Marc Mylott, director of community development, said there are 1,900 lots available for permits right now and 6,100 lots available to builders willing to submit final engineering plans. The phased-in sprinkler requirements will serve as an incentive to build in the partially developed areas and avoid the costs of including sprinklers.

"We have a lot of capacity currently and we want to promote filling those in before we go about adding more," Mylott said.

Including a sprinkler system to a home adds about $8,000 to total construction costs.

Mylott said the current proposal is a compromise with builders and developers, giving people time to adjust to the requirements. It also ensures housing developments are consistent, eliminating the requirement that new homes be built with full sprinkler systems right next to homes that don't have them.

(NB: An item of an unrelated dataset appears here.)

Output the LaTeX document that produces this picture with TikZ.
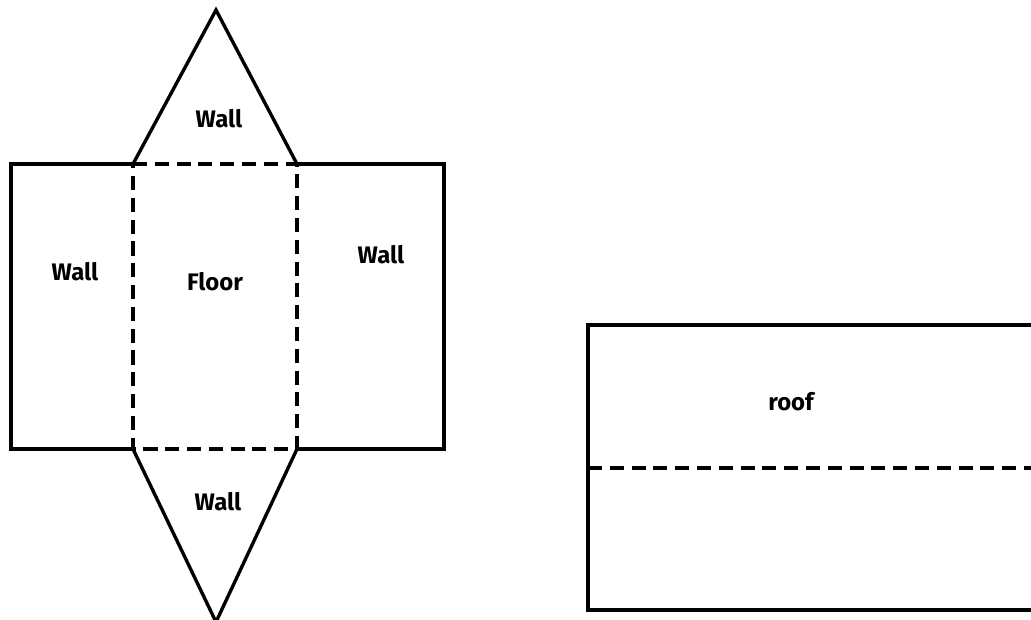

The phased approach also means developers will not have to replace water line infrastructure to handle the greater capacity needed for the sprinkler systems.

Councilman John Prigge mentioned his concern about the sprinkler requirement making Elgin a less attractive city in which to build and said it's not the government's place to force the issue.

"When it comes to this we need to stay out of people's lives," Prigge said.

Prigge was the only council member opposed to adopting the codes.

The city currently enforces the International Code Council's 2006 building and life safety codes, which did not require sprinklers. Fire Chief John Fahy said the 2009 and 2012 recommendations both included sprinkler requirements, an indication the suggestion is not going away. Fahy said Elgin's phased implementation of the codes is a nice compromise, though as fire chief he would prefer all houses have sprinklers now.

"It's proactive, it's responsible, it considers everybody's interests and it's the best option we have right now," Fahy said.